Step 1: List and Count Atoms. Create a simple table to inventory the atoms on each side.

Step 2: Identify the Most Imbalanced Element. Hydrogen (H) and Chlorine (Cl) are both unbalanced, appearing as 1 on the left and 2 on the right. Magnesium is already balanced. We can choose either H or Cl to start. Let's choose Chlorine (Cl).

Step 3: Balance Chlorine (Cl). We have 1 Cl atom on the left (in HCl) and 2 Cl atoms on the right (in MgCl₂). To balance chlorine, we need 2 HCl molecules on the left to provide 2 Cl atoms. Place a coefficient of 2 in front of HCl. Mg + 2HCl → MgCl₂ + H₂ Now, recount all atoms:

• Left: Mg=1, H=2 (from 2×HCl), Cl=2 (from 2×HCl)
• Right: Mg=1, H=2, Cl=2 Chlorine is now balanced (2=2). Magnesium is still balanced (1=1). Hydrogen is now also balanced (2=2)!

Step 4: Verify All Elements. The final balanced equation is: Mg + 2HCl → MgCl₂ + H₂

All elements are balanced with the smallest possible whole-number coefficients. The process is complete. This balanced equation tells us a precise story: 1 atom of magnesium reacts with 2 molecules of hydrochloric acid to produce 1 formula unit of magnesium chloride and 1 molecule of hydrogen gas. On a molar scale, it means 1 mole of Mg reacts with 2 moles of HCl to produce 1 mole of MgCl₂ and 1 mole of H₂.

Real Examples: Why This Balanced Equation Matters

The balanced equation is not just an academic exercise; it is a powerful quantitative tool.

Example 1: Laboratory Yield Prediction. A chemist has 5.0 grams of magnesium ribbon and excess hydrochloric acid. How many liters of hydrogen gas (at STP) can be produced?

1. Convert grams Mg to moles Mg: Molar mass Mg ≈ 24.3 g/mol. Moles Mg = 5.0 g / 24.3 g/mol = 0.206 mol.
2. Use the mole ratio from the balanced equation (1 mol Mg : 1 mol H₂). Therefore, moles H₂ produced

= 0.206 mol. 3. Convert moles H₂ to volume (at STP): 1 mol gas = 22.4 L. Volume H₂ = 0.206 mol × 22.4 L/mol = 4.61 L.

The chemist can predict that approximately 4.61 liters of hydrogen gas will be produced.

Example 2: Industrial Scale Planning. An industrial process needs to produce 500 kg of magnesium chloride per day.
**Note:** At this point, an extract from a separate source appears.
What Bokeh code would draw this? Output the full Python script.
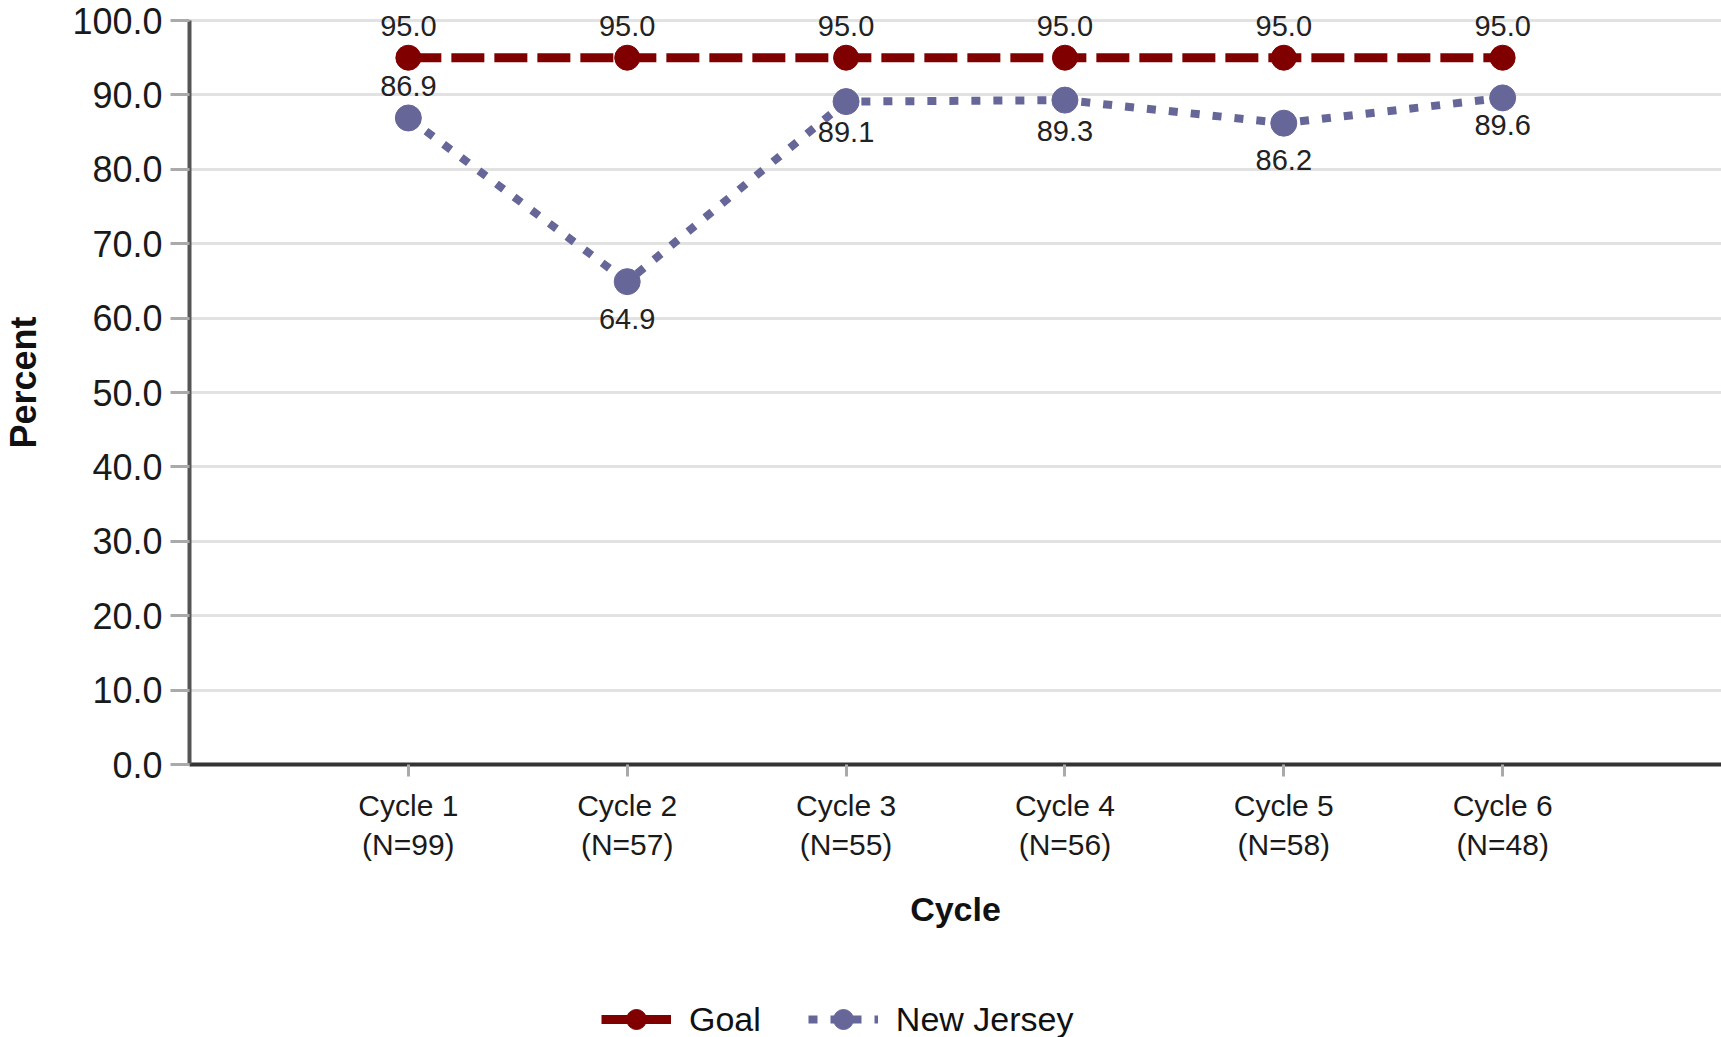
from bokeh.plotting import figure
from bokeh.models import (ColumnDataSource, Range1d, FixedTicker, PrintfTickFormatter,
                          LabelSet, Legend, LegendItem)
from bokeh.core.properties import value
from bokeh.layouts import column
from bokeh.embed import file_html
from bokeh.resources import INLINE

# ---- data ----
cycles = ["Cycle 1", "Cycle 2", "Cycle 3", "Cycle 4", "Cycle 5", "Cycle 6"]
n_counts = [99, 57, 55, 56, 58, 48]
goal = [95.0, 95.0, 95.0, 95.0, 95.0, 95.0]
new_jersey = [86.9, 64.9, 89.1, 89.3, 86.2, 89.6]
y_ticks = [0, 10, 20, 30, 40, 50, 60, 70, 80, 90, 100]

# label placement (screen px, + is above the point)
nj_label_offset = [32, -37, -30, -31, -37, -27]
goal_label_offset = 32

FONT = "Liberation Sans"
RED = "#800000"
BLUE = "#666699"

xpos = list(range(1, len(cycles) + 1))
tick_labels = {x: f"{c}\n(N={n})" for x, c, n in zip(xpos, cycles, n_counts)}

p = figure(width=1721, height=980, x_range=Range1d(0, 7.0), y_range=Range1d(0, 102.69),
           output_backend="svg", toolbar_location=None,
           min_border_left=189, min_border_right=0, min_border_top=0, min_border_bottom=216)
p.outline_line_color = None
p.background_fill_color = "white"

# grid
p.xgrid.grid_line_color = None
p.ygrid.grid_line_color = "#e2e2e2"
p.ygrid.grid_line_width = 3

# axes
p.yaxis.bounds = (0, 100)
p.yaxis.ticker = FixedTicker(ticks=y_ticks)
p.yaxis.formatter = PrintfTickFormatter(format="%.1f")
p.yaxis.axis_line_color = "#555555"
p.yaxis.axis_line_width = 4
p.yaxis.major_tick_line_color = "#aaaaaa"
p.yaxis.major_tick_line_width = 3
p.yaxis.major_tick_out = 19
p.yaxis.major_tick_in = 0
p.yaxis.minor_tick_line_color = None
p.yaxis.major_label_standoff = 8
p.yaxis.major_label_text_font = FONT
p.yaxis.major_label_text_font_size = "36px"
p.yaxis.major_label_text_color = "#1a1a1a"
p.yaxis.axis_label = "Percent"
p.yaxis.axis_label_text_font = FONT
p.yaxis.axis_label_text_font_size = "36px"
p.yaxis.axis_label_text_font_style = "bold"
p.yaxis.axis_label_text_color = "#111111"
p.yaxis.axis_label_standoff = 25

p.xaxis.ticker = FixedTicker(ticks=xpos)
p.xaxis.major_label_overrides = tick_labels
p.xaxis.axis_line_color = "#333333"
p.xaxis.axis_line_width = 4
p.xaxis.major_tick_line_color = "#aaaaaa"
p.xaxis.major_tick_line_width = 3
p.xaxis.major_tick_out = 12
p.xaxis.major_tick_in = 0
p.xaxis.minor_tick_line_color = None
p.xaxis.major_label_standoff = 12
p.xaxis.major_label_text_font = FONT
p.xaxis.major_label_text_font_size = "30px"
p.xaxis.major_label_text_color = "#1a1a1a"
p.xaxis.axis_label = "Cycle"
p.xaxis.axis_label_text_font = FONT
p.xaxis.axis_label_text_font_size = "34px"
p.xaxis.axis_label_text_font_style = "bold"
p.xaxis.axis_label_text_color = "#111111"
p.xaxis.axis_label_standoff = 26

# series
goal_src = ColumnDataSource(dict(x=xpos, y=goal, t=[f"{v:.1f}" for v in goal]))
nj_src = ColumnDataSource(dict(x=xpos, y=new_jersey, t=[f"{v:.1f}" for v in new_jersey],
                               off=nj_label_offset))

line_styles = dict(
    goal=dict(line_color=RED, line_width=9, line_dash="33 10"),
    nj=dict(line_color=BLUE, line_width=8, line_dash="9 13"),
)

p.line("x", "y", source=goal_src, **line_styles["goal"])
p.scatter("x", "y", source=goal_src, size=25, fill_color=RED, line_color=RED)
p.line("x", "y", source=nj_src, **line_styles["nj"])
p.scatter("x", "y", source=nj_src, size=26, fill_color=BLUE, line_color=BLUE)

goal_labels = LabelSet(x="x", y="y", text="t", source=goal_src, y_offset=goal_label_offset,
                       text_align="center", text_baseline="middle",
                       text_font=value(FONT), text_font_size="29px", text_color="#222222")
nj_labels = LabelSet(x="x", y="y", text="t", source=nj_src, y_offset="off",
                     text_align="center", text_baseline="middle",
                     text_font=value(FONT), text_font_size="29px", text_color="#222222")
p.add_layout(goal_labels)
p.add_layout(nj_labels)

# ---- legend strip (its own small figure; series renderers lie outside its ranges) ----
lf = figure(width=1721, height=57, x_range=Range1d(100, 101), y_range=Range1d(0, 1),
            output_backend="svg", toolbar_location=None, x_axis_type=None, y_axis_type=None,
            min_border_left=0, min_border_right=0, min_border_top=0, min_border_bottom=0)
lf.outline_line_color = None
lf.grid.visible = False
lg_line = lf.line("x", "y", source=goal_src, **line_styles["goal"])
lg_pts = lf.scatter("x", "y", source=goal_src, size=25, fill_color=RED, line_color=RED)
ln_line = lf.line("x", "y", source=nj_src, **line_styles["nj"])
ln_pts = lf.scatter("x", "y", source=nj_src, size=26, fill_color=BLUE, line_color=BLUE)

legend = Legend(items=[LegendItem(label="Goal", renderers=[lg_line, lg_pts]),
                       LegendItem(label="New Jersey", renderers=[ln_line, ln_pts])],
                location=(412, -7), orientation="horizontal",
                glyph_width=70, glyph_height=50, label_standoff=18, spacing=47,
                padding=0, margin=0, border_line_color=None, background_fill_alpha=0,
                label_text_font=FONT, label_text_font_size="34px", label_text_color="#111111")
lf.add_layout(legend, "center")

open("out.html", "w").write(file_html(column(p, lf, spacing=0), INLINE))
How much hydrochloric acid (as a 35% solution) is required?

1. Convert kg MgCl₂ to moles: Molar mass MgCl₂ ≈ 95.2 g/mol. Moles MgCl₂ = 500,000 g / 95.2 g/mol = 5,250 mol.
2. Use the mole ratio (1 mol MgCl₂ : 2 mol HCl). Moles HCl needed = 5,250 mol × 2 = 10,500 mol.
3. Convert moles HCl to grams: Mass HCl = 10,500 mol × 36.5 g/mol = 383,250 g = 383.25 kg.
4. Since the acid is 35% HCl by mass, the total solution mass needed = 383.25 kg / 0.35 = 1,095 kg.

This calculation is essential for ordering raw materials and designing storage tanks.
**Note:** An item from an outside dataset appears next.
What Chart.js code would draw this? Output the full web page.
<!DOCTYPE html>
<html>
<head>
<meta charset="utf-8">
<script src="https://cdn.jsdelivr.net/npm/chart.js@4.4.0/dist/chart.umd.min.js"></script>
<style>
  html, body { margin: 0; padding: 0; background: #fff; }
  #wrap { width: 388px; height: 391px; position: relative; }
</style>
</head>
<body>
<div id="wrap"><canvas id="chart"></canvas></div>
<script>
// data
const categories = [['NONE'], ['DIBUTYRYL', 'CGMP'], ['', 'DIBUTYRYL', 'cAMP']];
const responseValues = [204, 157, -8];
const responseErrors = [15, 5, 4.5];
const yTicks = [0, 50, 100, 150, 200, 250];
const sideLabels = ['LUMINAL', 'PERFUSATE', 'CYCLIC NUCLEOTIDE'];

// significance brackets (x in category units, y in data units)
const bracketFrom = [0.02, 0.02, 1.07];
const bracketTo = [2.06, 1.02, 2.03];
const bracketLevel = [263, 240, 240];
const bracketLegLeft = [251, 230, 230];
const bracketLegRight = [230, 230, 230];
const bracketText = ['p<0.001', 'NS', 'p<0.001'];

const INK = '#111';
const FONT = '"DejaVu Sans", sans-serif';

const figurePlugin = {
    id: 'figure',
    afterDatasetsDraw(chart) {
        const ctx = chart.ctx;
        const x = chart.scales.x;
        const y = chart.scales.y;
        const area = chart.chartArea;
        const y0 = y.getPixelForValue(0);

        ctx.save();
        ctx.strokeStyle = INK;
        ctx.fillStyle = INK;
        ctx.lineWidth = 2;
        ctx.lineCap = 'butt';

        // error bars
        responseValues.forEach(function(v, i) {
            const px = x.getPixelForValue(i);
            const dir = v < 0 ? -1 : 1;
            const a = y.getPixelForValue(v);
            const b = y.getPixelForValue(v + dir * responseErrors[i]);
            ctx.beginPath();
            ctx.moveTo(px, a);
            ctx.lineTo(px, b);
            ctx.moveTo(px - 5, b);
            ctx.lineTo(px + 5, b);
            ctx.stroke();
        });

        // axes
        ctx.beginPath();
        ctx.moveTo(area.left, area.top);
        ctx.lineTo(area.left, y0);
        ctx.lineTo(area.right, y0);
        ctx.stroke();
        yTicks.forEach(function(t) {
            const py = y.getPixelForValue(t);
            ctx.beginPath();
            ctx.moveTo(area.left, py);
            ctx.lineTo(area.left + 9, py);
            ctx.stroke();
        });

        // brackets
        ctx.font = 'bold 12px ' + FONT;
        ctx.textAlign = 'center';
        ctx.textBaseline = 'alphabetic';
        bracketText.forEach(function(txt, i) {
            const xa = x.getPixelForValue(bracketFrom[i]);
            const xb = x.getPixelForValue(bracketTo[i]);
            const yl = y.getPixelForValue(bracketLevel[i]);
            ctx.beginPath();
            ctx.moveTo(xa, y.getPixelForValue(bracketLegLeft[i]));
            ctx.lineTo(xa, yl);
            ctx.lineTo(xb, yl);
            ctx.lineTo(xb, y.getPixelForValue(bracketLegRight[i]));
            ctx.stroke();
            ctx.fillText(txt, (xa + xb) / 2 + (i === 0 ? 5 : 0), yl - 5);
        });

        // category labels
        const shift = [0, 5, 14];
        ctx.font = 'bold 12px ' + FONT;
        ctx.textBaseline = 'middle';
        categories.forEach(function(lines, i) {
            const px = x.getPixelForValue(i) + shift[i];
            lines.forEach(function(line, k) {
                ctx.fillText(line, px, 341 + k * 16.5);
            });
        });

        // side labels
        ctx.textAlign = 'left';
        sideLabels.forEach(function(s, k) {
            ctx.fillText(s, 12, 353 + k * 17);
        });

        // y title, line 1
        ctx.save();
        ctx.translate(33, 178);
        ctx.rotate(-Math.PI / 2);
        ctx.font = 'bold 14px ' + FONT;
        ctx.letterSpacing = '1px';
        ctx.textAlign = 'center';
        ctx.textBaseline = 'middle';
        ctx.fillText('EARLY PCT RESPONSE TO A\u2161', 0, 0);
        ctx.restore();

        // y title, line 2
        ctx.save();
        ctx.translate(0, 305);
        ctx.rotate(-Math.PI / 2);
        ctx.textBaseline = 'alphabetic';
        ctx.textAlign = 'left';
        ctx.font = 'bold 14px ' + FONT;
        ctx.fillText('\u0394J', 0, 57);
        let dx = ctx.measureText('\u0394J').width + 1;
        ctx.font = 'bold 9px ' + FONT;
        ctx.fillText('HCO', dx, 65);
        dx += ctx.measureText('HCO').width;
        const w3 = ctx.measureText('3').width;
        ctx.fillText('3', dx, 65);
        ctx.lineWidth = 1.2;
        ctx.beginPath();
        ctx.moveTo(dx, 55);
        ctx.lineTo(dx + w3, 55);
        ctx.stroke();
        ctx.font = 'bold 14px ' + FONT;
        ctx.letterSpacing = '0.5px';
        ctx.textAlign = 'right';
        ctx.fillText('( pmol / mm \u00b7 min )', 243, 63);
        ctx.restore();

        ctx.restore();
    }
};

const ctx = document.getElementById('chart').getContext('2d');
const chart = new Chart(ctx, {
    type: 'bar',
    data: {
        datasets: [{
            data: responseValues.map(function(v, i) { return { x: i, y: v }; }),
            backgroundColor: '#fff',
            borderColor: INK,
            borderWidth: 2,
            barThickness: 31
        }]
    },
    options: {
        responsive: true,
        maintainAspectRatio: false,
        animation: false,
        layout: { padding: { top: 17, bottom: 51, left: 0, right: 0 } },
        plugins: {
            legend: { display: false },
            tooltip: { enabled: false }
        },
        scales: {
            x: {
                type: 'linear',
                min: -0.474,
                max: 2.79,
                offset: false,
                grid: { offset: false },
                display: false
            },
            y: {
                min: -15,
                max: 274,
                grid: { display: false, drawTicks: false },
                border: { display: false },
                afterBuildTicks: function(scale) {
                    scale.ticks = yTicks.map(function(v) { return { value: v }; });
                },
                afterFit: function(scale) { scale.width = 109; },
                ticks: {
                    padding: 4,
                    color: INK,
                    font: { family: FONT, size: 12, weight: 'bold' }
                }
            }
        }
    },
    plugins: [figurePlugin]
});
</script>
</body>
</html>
Common Mistakes and How to Avoid Them

Even with a clear method, errors can occur. Here are common pitfalls and how to avoid them:

• Changing Subscripts: Never alter the chemical formula (e.g., changing HCl to H₂Cl) to balance an equation. This changes the substance itself.
• Forgetting Diatomic Elements: Remember that hydrogen (H₂), nitrogen (N₂), oxygen (O₂), fluorine (F₂), chlorine (Cl₂), bromine (Br₂), and iodine (I₂) exist as diatomic molecules in their elemental form.
• Not Rechecking All Elements: After adjusting one coefficient, always recount all atoms. A change for one element can unbalance another.
• Using Fractions: While fractional coefficients can be used as an intermediate step, the final equation should use the smallest possible whole numbers for clarity and practical use.

Conclusion: The Universal Language of Chemistry

Balancing chemical equations is a foundational skill that transforms a qualitative description of a reaction into a precise, quantitative statement. The equation Mg + 2HCl → MgCl₂ + H₂ is more than a simple rearrangement of symbols; it is a conservation law in action, a recipe for a reaction, and a predictive tool for science and industry. By mastering the systematic approach of listing atoms, identifying imbalances, and adjusting coefficients, you gain the ability to decode the language of chemical reactions. This skill is not just about getting the right answer on a test; it is about understanding the fundamental principle that matter is neither created nor destroyed, only transformed. With practice, balancing equations becomes an intuitive process, unlocking the ability to predict yields, design experiments, and comprehend the vast network of chemical processes that shape our world.